Il tribunale di Milano (VI Sezione Civile) ha condannato a un ingente risarcimento economico un importante istituto bancario italiano e uno dei principali operatori di telefonia in relazione a un’operazione di phishing commessa attraverso il cosiddetto SIM Swap, cioè l’ottenimento di una copia della SIM della vittima e il conseguente dirottamento dei codici di autenticazione e sicurezza sullo smartphone del truffatore.
Le vittime del raggiro, difese dagli avvocati Andrea Monti e Lorenzo Vigasio, hanno subìto un danno di circa 200mila euro e la sentenza (che è comunque ancora appellabile) è importante soprattutto perché mette nero su bianco alcuni punti fondamentali:
- che l’autenticazione via smartphone adottata dalla banca coinvolta era “il minimo indispensabile” per garantire la sicurezza dell’accesso ma non “il massimo possibile” (si poteva fare decisamente meglio, detto in parole povere);
- allo stesso modo, lo standard delle procedure adottate dall’operatore telefonico per rilasciare il duplicato della SIM non era sufficiente per stabilire se il richiedente ne avesse davvero diritto (se fosse la persona che diceva di essere, insomma), cosa che ha permesso al malintenzionato di rubare l’identità delle vittime e commettere la frode.
Ancora, come si capisce leggendo il testo del pronunciamento: non sarebbe sufficiente avere messo in piedi campagne informative sul phishing e sui rischi che si corrono online perché “tali comportamenti, benché indispensabili per la creazione di una cultura che renda i consumatori più avveduti rispetto ai pericoli connessi con l’operatività bancaria e in particolare con l’operatività online, sono inidonei a evitare la perpetrazione di questo tipo di frodi, tenuto conto di come la mail o l’informativa sul sito del fornitore del servizio di pagamento delle modalità di esecuzione delle frodi online non dà alcuna garanzia di lettura e comprensione effettiva da parte del cliente né dà garanzia del riconoscimento effettivo dei tentativi di truffa”.
Semplificando: non basta mandare ai clienti o pubblicare sul proprio sito pagine e pagine di informazioni sulle possibili truffe (informazioni che fra l’altro la stragrande maggioranza delle persone nemmeno legge) per dire che si è fatto il possibile per proteggere i propri clienti dal crimine informatico. Non è sufficiente, secondo quanto stabilito dalla giudice.

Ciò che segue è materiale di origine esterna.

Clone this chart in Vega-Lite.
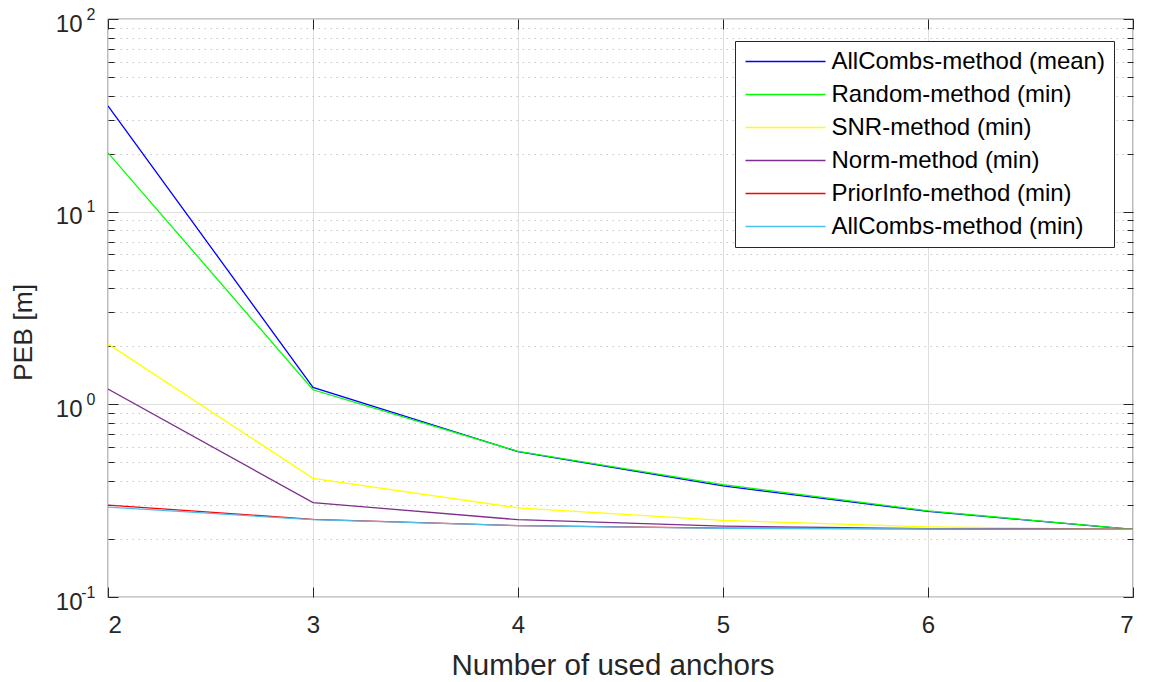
{
  "$schema": "https://vega.github.io/schema/vega-lite/v6.json",
  "width": 1025,
  "height": 578,
  "autosize": "none",
  "padding": {"left": 108, "top": 19, "right": 20, "bottom": 85},
  "background": "white",
  "config": {
    "view": {"stroke": "#262626", "strokeWidth": 1.2},
    "font": "Liberation Sans",
    "axis": {
      "labelFont": "Liberation Sans",
      "titleFont": "Liberation Sans",
      "labelColor": "#262626",
      "titleColor": "#262626",
      "titleFontWeight": "normal",
      "tickColor": "#262626",
      "domain": false
    }
  },
  "data": {
    "values": [
      {"anchors": 2, "PEB": 35.4, "series": "AllCombs-method (mean)"},
      {"anchors": 3, "PEB": 1.225, "series": "AllCombs-method (mean)"},
      {"anchors": 4, "PEB": 0.568, "series": "AllCombs-method (mean)"},
      {"anchors": 5, "PEB": 0.377, "series": "AllCombs-method (mean)"},
      {"anchors": 6, "PEB": 0.278, "series": "AllCombs-method (mean)"},
      {"anchors": 7, "PEB": 0.2244, "series": "AllCombs-method (mean)"},
      {"anchors": 2, "PEB": 20.2, "series": "Random-method (min)"},
      {"anchors": 3, "PEB": 1.19, "series": "Random-method (min)"},
      {"anchors": 4, "PEB": 0.57, "series": "Random-method (min)"},
      {"anchors": 5, "PEB": 0.383, "series": "Random-method (min)"},
      {"anchors": 6, "PEB": 0.28, "series": "Random-method (min)"},
      {"anchors": 7, "PEB": 0.2244, "series": "Random-method (min)"},
      {"anchors": 2, "PEB": 2.06, "series": "SNR-method (min)"},
      {"anchors": 3, "PEB": 0.413, "series": "SNR-method (min)"},
      {"anchors": 4, "PEB": 0.29, "series": "SNR-method (min)"},
      {"anchors": 5, "PEB": 0.25, "series": "SNR-method (min)"},
      {"anchors": 6, "PEB": 0.231, "series": "SNR-method (min)"},
      {"anchors": 7, "PEB": 0.2244, "series": "SNR-method (min)"},
      {"anchors": 2, "PEB": 1.2, "series": "Norm-method (min)"},
      {"anchors": 3, "PEB": 0.309, "series": "Norm-method (min)"},
      {"anchors": 4, "PEB": 0.252, "series": "Norm-method (min)"},
      {"anchors": 5, "PEB": 0.2335, "series": "Norm-method (min)"},
      {"anchors": 6, "PEB": 0.2265, "series": "Norm-method (min)"},
      {"anchors": 7, "PEB": 0.2244, "series": "Norm-method (min)"},
      {"anchors": 2, "PEB": 0.3, "series": "PriorInfo-method (min)"},
      {"anchors": 3, "PEB": 0.253, "series": "PriorInfo-method (min)"},
      {"anchors": 4, "PEB": 0.2345, "series": "PriorInfo-method (min)"},
      {"anchors": 5, "PEB": 0.228, "series": "PriorInfo-method (min)"},
      {"anchors": 6, "PEB": 0.2255, "series": "PriorInfo-method (min)"},
      {"anchors": 7, "PEB": 0.2244, "series": "PriorInfo-method (min)"},
      {"anchors": 2, "PEB": 0.293, "series": "AllCombs-method (min)"},
      {"anchors": 3, "PEB": 0.252, "series": "AllCombs-method (min)"},
      {"anchors": 4, "PEB": 0.2345, "series": "AllCombs-method (min)"},
      {"anchors": 5, "PEB": 0.227, "series": "AllCombs-method (min)"},
      {"anchors": 6, "PEB": 0.2255, "series": "AllCombs-method (min)"},
      {"anchors": 7, "PEB": 0.2244, "series": "AllCombs-method (min)"}
    ]
  },
  "resolve": {"axis": {"x": "independent", "y": "independent"}},
  "layer": [
    {
      "mark": {"type": "line", "strokeWidth": 1.3, "clip": true},
      "encoding": {
        "x": {
          "field": "anchors", "type": "quantitative",
          "scale": {"domain": [2, 7], "nice": false, "zero": false},
          "axis": {
            "title": "Number of used anchors",
            "titleFontSize": 29.5,
            "titlePadding": 14,
            "titleX": 504.5,
            "labelFontSize": 24,
            "values": [2, 3, 4, 5, 6, 7],
            "format": "d",
            "tickSize": -10,
            "labelPadding": 26,
            "grid": true,
            "gridColor": "#dedede",
            "gridWidth": 1
          }
        },
        "y": {
          "field": "PEB", "type": "quantitative",
          "scale": {"type": "log", "domain": [0.1, 100], "nice": false},
          "axis": {
            "title": "PEB [m]",
            "titleFontSize": 26.5,
            "titleX": -71,
            "titleY": 313,
            "labelFontSize": 24,
            "values": [0.1, 0.2, 0.3, 0.4, 0.5, 0.6, 0.7, 0.8, 0.9, 1, 2, 3, 4, 5, 6, 7, 8, 9, 10, 20, 30, 40, 50, 60, 70, 80, 90, 100],
            "labelExpr": "datum.value == 100 || datum.value == 10 || datum.value == 1 ? '10' : datum.value == 0.1 ? '10\u00a0' : ''",
            "labelOffset": 5,
            "labelPadding": 36,
            "tickSize": {"condition": {"test": "datum.value == 0.1 || datum.value == 1 || datum.value == 10 || datum.value == 100", "value": -10}, "value": -6},
            "grid": true,
            "gridColor": {"condition": {"test": "datum.value == 0.1 || datum.value == 1 || datum.value == 10 || datum.value == 100", "value": "#dedede"}, "value": "#c4c4c4"},
            "gridDash": {"condition": {"test": "datum.value == 0.1 || datum.value == 1 || datum.value == 10 || datum.value == 100", "value": []}, "value": [1.5, 4.5]},
            "gridWidth": 1
          }
        },
        "color": {
          "field": "series", "type": "nominal",
          "sort": ["AllCombs-method (mean)", "Random-method (min)", "SNR-method (min)", "Norm-method (min)", "PriorInfo-method (min)", "AllCombs-method (min)"],
          "scale": {
            "domain": ["AllCombs-method (mean)", "Random-method (min)", "SNR-method (min)", "Norm-method (min)", "PriorInfo-method (min)", "AllCombs-method (min)"],
            "range": ["#0000ff", "#00ff00", "#ffff00", "#7e2f8e", "#ff0000", "#4dbeee"]
          },
          "legend": {
            "title": null,
            "orient": "none",
            "legendX": 627,
            "legendY": 22,
            "symbolType": "M-4,0H4",
            "symbolSize": 400,
            "symbolStrokeWidth": 1.5,
            "symbolOffset": 30,
            "labelFont": "Liberation Sans",
            "labelFontSize": 24,
            "labelColor": "#000000",
            "labelLimit": 400,
            "labelOffset": 34,
            "rowPadding": 9,
            "padding": 8.5,
            "strokeColor": "#262626",
            "fillColor": "#ffffff"
          }
        }
      }
    },
    {
      "mark": {"type": "line", "opacity": 0},
      "encoding": {
        "x": {
          "field": "anchors", "type": "quantitative",
          "scale": {"domain": [2, 7], "nice": false, "zero": false},
          "axis": {"orient": "top", "title": null, "labels": false, "grid": false, "values": [2, 3, 4, 5, 6, 7], "tickSize": -10}
        },
        "y": {
          "field": "PEB", "type": "quantitative",
          "scale": {"type": "log", "domain": [0.1, 100], "nice": false},
          "axis": {
            "orient": "right", "title": null, "labels": false, "grid": false,
            "values": [0.1, 0.2, 0.3, 0.4, 0.5, 0.6, 0.7, 0.8, 0.9, 1, 2, 3, 4, 5, 6, 7, 8, 9, 10, 20, 30, 40, 50, 60, 70, 80, 90, 100],
            "tickSize": {"condition": {"test": "datum.value == 0.1 || datum.value == 1 || datum.value == 10 || datum.value == 100", "value": -10}, "value": -6}
          }
        }
      }
    },
    {
      "mark": {"type": "line", "opacity": 0},
      "encoding": {
        "x": {
          "field": "anchors", "type": "quantitative",
          "scale": {"domain": [2, 7], "nice": false, "zero": false},
          "axis": null
        },
        "y": {
          "field": "PEB", "type": "quantitative",
          "scale": {"type": "log", "domain": [0.1, 100], "nice": false},
          "axis": {
            "orient": "left", "title": null, "grid": false, "ticks": false,
            "values": [0.1, 1, 10, 100],
            "labelExpr": "datum.value == 100 ? '2' : datum.value == 10 ? '1' : datum.value == 1 ? '0' : '-1'",
            "labelFontSize": 16,
            "labelPadding": 13,
            "labelOffset": -5
          }
        }
      }
    }
  ]
}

Come è noto, in Italia ogni caso fa storia a sé, quindi non è che questa sentenza crei un precedente. E però almeno un campanello d’allarme dovrebbe farlo suonare: la decisione è importante perché fissa criteri molto chiari sugli obblighi di sicurezza che dovrebbero essere osservati da chi custodisce la vita digitale delle persone, non solo negli aspetti economici, ma anche e soprattutto in quelli legati all’interazione con i servizi digitali di amministrazioni ed enti. Pensando in particolare a IT Wallet e al Fascicolo Sanitario Elettronico e alla possibilità di conservare online molta parte dei nostri documenti o dei nostri dati sensibili, il punto è passare da strumenti e procedure di protezione che sono “il minimo indispensabile” ad altri che siano davvero “il massimo possibile”. Che è una cosa che fra l’altro stabilisce pure il garante della Privacy.